-- START --

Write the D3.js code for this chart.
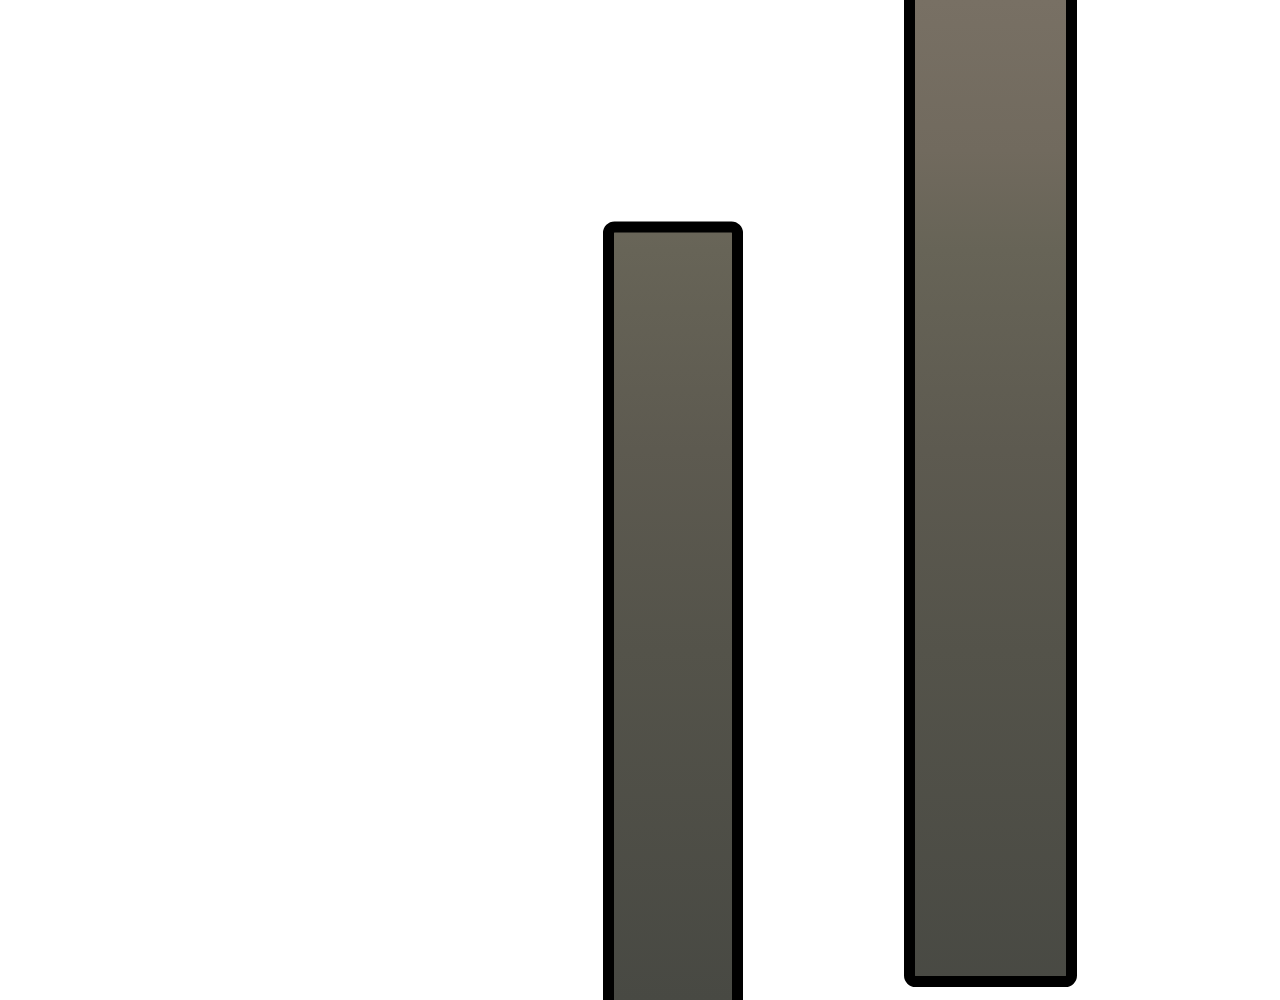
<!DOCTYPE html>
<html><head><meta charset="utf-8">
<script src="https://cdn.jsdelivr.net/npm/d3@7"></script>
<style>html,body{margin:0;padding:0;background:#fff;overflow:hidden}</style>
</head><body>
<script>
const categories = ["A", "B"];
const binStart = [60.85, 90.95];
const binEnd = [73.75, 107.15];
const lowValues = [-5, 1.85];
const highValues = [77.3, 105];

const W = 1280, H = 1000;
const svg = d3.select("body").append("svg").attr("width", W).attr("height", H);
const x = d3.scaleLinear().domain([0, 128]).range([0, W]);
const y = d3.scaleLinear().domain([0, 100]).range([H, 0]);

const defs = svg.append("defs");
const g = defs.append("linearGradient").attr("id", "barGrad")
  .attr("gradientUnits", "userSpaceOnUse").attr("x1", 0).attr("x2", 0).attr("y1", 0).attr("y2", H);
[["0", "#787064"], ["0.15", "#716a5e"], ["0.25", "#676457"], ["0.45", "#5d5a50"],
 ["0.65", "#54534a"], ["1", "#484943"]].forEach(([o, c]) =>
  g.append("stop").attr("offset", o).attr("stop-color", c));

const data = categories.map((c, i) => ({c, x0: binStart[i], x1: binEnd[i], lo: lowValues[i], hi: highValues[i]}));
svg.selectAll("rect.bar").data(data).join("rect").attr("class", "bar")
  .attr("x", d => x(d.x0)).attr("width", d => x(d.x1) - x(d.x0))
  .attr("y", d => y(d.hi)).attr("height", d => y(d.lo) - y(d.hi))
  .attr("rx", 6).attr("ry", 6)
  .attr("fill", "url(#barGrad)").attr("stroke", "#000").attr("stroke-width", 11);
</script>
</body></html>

-- END --

| INSTRUCTIONS FOR THE TASK |
With all pictures left out, please transcribe exactly the lines from the start of the material through the line with "const highValues = [77.3, 105];".

| FINAL ANSWER |
Write the D3.js code for this chart.
<!DOCTYPE html>
<html><head><meta charset="utf-8">
<script src="https://cdn.jsdelivr.net/npm/d3@7"></script>
<style>html,body{margin:0;padding:0;background:#fff;overflow:hidden}</style>
</head><body>
<script>
const categories = ["A", "B"];
const binStart = [60.85, 90.95];
const binEnd = [73.75, 107.15];
const lowValues = [-5, 1.85];
const highValues = [77.3, 105];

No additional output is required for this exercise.